A new fossil discovery suggests the Egyptian pyramids were submerged under the water. | Image courtesy: Pinterest
A new scientific theory suggested by scientists shows compelling evidence that the entire landscape at the Pyramid of Giza including the pyramid of the Sphinx which shows clear water erosion signs.
This has led several scientists and scholars to believe that the ancient necropolis was once submerged under the sea.
Do you know what the compelling evidence is?
An archaeologist named Sherif El Morsi, who has worked extensively on the Giza plateau for more than twenty years, and his colleague Antoine Gigal discovered a strange fossil at the Giza plateau.
It supported the theories that the Giza Pyramid, as well as the Sphinx, was once submerged underwater.
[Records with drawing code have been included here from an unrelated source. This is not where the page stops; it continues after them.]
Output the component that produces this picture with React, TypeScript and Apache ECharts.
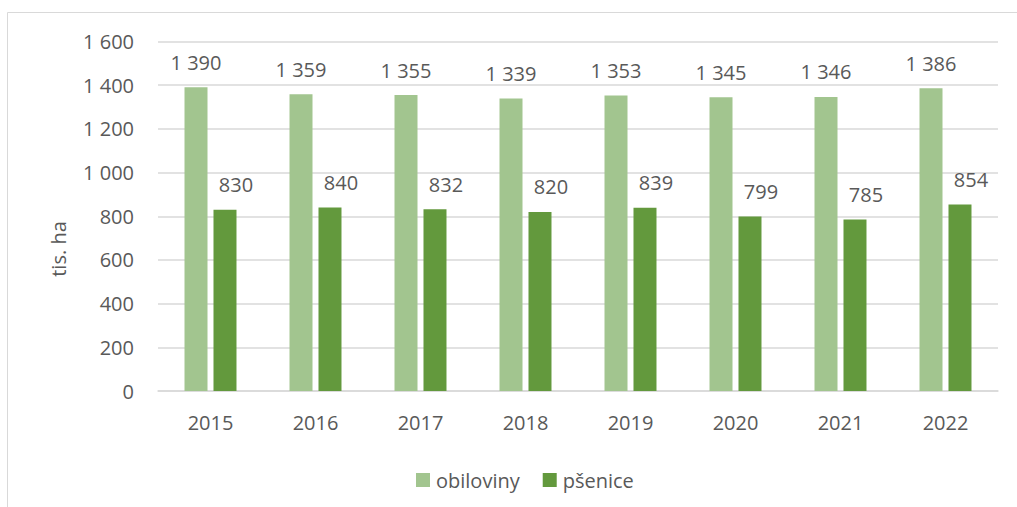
import React, { useEffect, useRef } from "react";
import * as echarts from "echarts";

const categories = ["2015", "2016", "2017", "2018", "2019", "2020", "2021", "2022"];
const obiloviny = [1390, 1359, 1355, 1339, 1353, 1345, 1346, 1386];
const psenice = [830, 840, 832, 820, 839, 799, 785, 854];
const seriesNames = ["obiloviny", "pšenice"];
const yTitle = "tis. ha";

const FONT = "'Open Sans', sans-serif";
const TXT = "#595959";

const fmt = (v: number) => {
  const s = String(Math.round(v));
  return s.replace(/\B(?=(\d{3})+(?!\d))/g, " ");
};

export default function App() {
  const ref = useRef<HTMLDivElement>(null);
  useEffect(() => {
    if (!ref.current) return;
    const chart = echarts.init(ref.current, null, { renderer: "svg" });
    chart.setOption({
      animation: false,
      backgroundColor: "#ffffff",
      textStyle: { fontFamily: FONT },
      grid: { left: 158, right: 19, top: 41.5, bottom: 116, containLabel: false },
      legend: {
        left: 411,
        top: 465,
        itemWidth: 14,
        itemHeight: 14,
        itemGap: 23,
        icon: "rect",
        textStyle: { fontFamily: FONT, fontSize: 20, color: TXT, padding: [0, 0, 0, 1] },
        data: seriesNames,
      },
      graphic: [
        {
          type: "rect",
          shape: { x: 7.5, y: 12.5, width: 1030, height: 520 },
          style: { fill: "none", stroke: "#d9d9d9", lineWidth: 1 },
          silent: true,
        },
        {
          type: "text",
          x: 58,
          y: 249,
          rotation: Math.PI / 2,
          style: {
            text: yTitle,
            fontFamily: FONT,
            fontSize: 20,
            fill: TXT,
            align: "center",
            verticalAlign: "middle",
          },
        },
      ],
      xAxis: {
        type: "category",
        data: categories,
        axisLine: { show: true, lineStyle: { color: "#d9d9d9", width: 1.5 } },
        axisTick: { show: false },
        axisLabel: { fontFamily: FONT, fontSize: 20, color: TXT, margin: 21 },
      },
      yAxis: {
        type: "value",
        min: 0,
        max: 1600,
        interval: 200,
        axisLine: { show: false },
        axisTick: { show: false },
        splitLine: { lineStyle: { color: "#d9d9d9", width: 1.5 } },
        axisLabel: { fontFamily: FONT, fontSize: 20, color: TXT, margin: 24, formatter: (v: number) => fmt(v) },
      },
      series: [
        {
          name: seriesNames[0],
          type: "bar",
          data: obiloviny,
          barWidth: 23,
          barGap: "26%",
          itemStyle: { color: "#a2c58f" },
          label: {
            show: true,
            position: "top",
            distance: 15,
            fontFamily: FONT,
            fontSize: 20,
            color: TXT,
            formatter: (p: any) => fmt(p.value),
          },
        },
        {
          name: seriesNames[1],
          type: "bar",
          data: psenice,
          barWidth: 23,
          barGap: "26%",
          itemStyle: { color: "#63993d" },
          label: {
            show: true,
            position: "top",
            distance: 15,
            offset: [11, 0],
            fontFamily: FONT,
            fontSize: 20,
            color: TXT,
            formatter: (p: any) => fmt(p.value),
          },
        },
      ],
    });
    return () => chart.dispose();
  }, []);
  return (
    <div
      ref={ref}
      style={{ position: "fixed", left: 0, top: 0, width: 1017, height: 507, background: "#fff" }}
    />
  );
}
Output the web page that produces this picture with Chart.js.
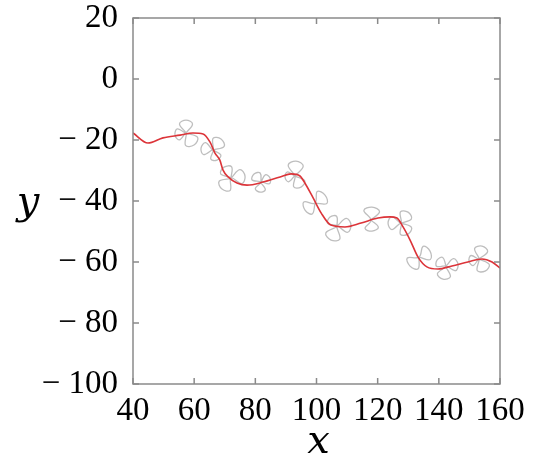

But Gigal and El Morsi were not the first to propose or study that the Giza plateau was submerged under the sea.
The first expert to address the idea that the plateaus of the ancient Egyptian pyramids were Dr. Robert M. Schoch who said that the ancient structures are far older than what the mainstream scholars suggest and that the entire region was once submerged underwater.
Back in the early ’90s, Dr. Schoch proposed that the Great Sphinx of Giza was a structure that is thousands of years older than archaeologists currently accept and that it was created between 5,000 and 9,000 BC.
This theory was based on erosion patterns of water discovered at Giza’s monuments and the surrounding landscape.